* Required work *
Locate the line bearing "Write the seaborn" in the material below, then reproduce it and each following line up to and including the line bearing "cjk = ['Noto Sans CJK SC', 'DejaVu Sans']".
-- START --
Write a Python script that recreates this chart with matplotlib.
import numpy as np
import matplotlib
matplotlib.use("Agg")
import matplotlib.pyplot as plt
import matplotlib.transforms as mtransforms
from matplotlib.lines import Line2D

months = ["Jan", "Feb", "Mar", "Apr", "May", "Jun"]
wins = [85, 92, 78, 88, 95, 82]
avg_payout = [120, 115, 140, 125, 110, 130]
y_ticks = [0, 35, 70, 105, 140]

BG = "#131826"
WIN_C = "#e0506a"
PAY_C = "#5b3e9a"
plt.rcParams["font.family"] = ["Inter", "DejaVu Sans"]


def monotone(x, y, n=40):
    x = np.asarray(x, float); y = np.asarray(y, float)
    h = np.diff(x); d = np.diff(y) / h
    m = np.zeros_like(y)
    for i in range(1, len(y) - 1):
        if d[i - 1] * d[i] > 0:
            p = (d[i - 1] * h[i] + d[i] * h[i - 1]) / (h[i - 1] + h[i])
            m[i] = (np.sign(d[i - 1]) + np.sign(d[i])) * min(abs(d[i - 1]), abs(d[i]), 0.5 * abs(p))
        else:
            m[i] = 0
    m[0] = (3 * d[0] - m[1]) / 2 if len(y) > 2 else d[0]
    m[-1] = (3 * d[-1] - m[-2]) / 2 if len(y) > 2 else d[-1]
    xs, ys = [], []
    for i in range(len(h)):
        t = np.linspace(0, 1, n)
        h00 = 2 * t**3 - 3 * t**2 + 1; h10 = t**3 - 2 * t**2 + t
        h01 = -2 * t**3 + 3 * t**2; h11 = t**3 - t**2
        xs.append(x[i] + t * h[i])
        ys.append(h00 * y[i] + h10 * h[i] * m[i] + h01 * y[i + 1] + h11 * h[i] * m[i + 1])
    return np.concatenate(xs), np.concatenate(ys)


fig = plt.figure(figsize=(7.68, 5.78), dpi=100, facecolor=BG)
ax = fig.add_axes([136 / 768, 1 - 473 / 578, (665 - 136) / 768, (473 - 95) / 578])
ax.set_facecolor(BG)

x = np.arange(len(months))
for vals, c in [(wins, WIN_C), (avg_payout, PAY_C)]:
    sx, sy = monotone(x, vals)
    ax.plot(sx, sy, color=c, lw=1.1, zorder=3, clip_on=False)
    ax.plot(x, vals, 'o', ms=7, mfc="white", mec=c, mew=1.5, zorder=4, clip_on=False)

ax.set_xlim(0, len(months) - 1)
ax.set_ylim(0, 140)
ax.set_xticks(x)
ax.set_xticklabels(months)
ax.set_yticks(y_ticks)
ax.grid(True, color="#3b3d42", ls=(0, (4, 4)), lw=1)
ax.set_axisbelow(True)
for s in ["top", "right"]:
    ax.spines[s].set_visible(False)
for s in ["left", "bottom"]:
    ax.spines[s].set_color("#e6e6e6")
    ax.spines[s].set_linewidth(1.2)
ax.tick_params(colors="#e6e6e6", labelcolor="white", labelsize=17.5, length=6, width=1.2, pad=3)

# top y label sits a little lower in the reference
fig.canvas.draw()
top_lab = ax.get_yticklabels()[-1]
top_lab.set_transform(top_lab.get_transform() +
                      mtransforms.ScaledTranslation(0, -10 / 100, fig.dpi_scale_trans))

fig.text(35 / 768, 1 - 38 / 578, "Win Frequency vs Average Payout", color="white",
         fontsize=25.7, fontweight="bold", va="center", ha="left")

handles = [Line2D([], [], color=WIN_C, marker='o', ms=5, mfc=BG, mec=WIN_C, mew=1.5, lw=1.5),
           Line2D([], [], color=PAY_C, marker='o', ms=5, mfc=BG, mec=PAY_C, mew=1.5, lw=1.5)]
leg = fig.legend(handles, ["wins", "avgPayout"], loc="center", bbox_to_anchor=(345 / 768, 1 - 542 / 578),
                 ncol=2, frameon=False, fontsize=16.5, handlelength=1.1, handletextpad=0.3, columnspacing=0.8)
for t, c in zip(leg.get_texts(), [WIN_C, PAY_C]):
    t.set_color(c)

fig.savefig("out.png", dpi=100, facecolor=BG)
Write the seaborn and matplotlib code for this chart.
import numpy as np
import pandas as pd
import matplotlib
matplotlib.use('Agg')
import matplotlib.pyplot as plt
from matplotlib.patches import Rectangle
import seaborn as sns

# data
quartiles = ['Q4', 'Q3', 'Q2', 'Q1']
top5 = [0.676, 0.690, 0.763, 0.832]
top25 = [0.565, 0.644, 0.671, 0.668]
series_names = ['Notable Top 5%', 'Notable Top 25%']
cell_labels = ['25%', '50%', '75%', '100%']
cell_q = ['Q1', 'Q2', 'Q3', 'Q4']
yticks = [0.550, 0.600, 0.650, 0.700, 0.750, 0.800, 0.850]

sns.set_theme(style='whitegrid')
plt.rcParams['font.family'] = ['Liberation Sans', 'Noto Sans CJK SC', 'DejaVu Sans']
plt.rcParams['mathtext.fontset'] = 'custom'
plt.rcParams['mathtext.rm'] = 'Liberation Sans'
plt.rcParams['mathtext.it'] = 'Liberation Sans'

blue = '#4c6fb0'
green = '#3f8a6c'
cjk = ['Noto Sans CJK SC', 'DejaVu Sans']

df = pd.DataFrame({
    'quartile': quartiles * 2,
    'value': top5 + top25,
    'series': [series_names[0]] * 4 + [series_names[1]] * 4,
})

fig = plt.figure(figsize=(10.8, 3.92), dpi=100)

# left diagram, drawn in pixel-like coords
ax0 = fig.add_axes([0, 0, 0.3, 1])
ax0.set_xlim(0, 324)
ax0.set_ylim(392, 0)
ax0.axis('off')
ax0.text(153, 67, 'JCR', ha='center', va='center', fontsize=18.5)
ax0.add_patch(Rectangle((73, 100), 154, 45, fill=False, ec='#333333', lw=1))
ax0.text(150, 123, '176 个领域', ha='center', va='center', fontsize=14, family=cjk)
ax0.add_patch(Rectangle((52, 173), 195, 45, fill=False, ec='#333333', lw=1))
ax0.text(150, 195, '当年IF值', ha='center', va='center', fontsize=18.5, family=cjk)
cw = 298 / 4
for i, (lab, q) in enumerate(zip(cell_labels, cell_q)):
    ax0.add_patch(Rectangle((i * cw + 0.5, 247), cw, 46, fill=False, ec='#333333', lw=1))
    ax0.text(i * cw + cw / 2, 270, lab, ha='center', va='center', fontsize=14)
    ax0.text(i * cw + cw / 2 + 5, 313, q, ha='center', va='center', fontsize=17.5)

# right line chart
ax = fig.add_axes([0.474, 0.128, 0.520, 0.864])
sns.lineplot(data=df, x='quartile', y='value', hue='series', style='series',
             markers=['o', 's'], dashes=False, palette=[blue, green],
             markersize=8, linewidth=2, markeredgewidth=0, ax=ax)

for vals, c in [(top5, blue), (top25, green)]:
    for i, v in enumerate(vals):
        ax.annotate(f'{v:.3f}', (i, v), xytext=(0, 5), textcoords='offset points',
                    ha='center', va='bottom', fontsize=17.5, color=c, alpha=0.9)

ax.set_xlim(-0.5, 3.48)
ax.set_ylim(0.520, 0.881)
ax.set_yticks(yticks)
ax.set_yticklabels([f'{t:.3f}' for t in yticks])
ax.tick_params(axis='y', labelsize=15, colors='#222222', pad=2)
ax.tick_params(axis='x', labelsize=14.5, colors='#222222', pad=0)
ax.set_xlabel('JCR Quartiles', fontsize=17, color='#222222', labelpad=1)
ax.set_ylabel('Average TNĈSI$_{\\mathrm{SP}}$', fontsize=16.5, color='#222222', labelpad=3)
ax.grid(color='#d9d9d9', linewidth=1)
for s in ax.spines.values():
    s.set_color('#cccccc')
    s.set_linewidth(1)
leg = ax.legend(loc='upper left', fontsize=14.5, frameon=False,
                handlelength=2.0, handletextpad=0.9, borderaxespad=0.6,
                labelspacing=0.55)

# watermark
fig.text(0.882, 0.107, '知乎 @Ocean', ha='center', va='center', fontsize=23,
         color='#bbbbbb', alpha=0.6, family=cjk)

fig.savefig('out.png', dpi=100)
-- END --
* Full solution *
Write the seaborn and matplotlib code for this chart.
import numpy as np
import pandas as pd
import matplotlib
matplotlib.use('Agg')
import matplotlib.pyplot as plt
from matplotlib.patches import Rectangle
import seaborn as sns

# data
quartiles = ['Q4', 'Q3', 'Q2', 'Q1']
top5 = [0.676, 0.690, 0.763, 0.832]
top25 = [0.565, 0.644, 0.671, 0.668]
series_names = ['Notable Top 5%', 'Notable Top 25%']
cell_labels = ['25%', '50%', '75%', '100%']
cell_q = ['Q1', 'Q2', 'Q3', 'Q4']
yticks = [0.550, 0.600, 0.650, 0.700, 0.750, 0.800, 0.850]

sns.set_theme(style='whitegrid')
plt.rcParams['font.family'] = ['Liberation Sans', 'Noto Sans CJK SC', 'DejaVu Sans']
plt.rcParams['mathtext.fontset'] = 'custom'
plt.rcParams['mathtext.rm'] = 'Liberation Sans'
plt.rcParams['mathtext.it'] = 'Liberation Sans'

blue = '#4c6fb0'
green = '#3f8a6c'
cjk = ['Noto Sans CJK SC', 'DejaVu Sans']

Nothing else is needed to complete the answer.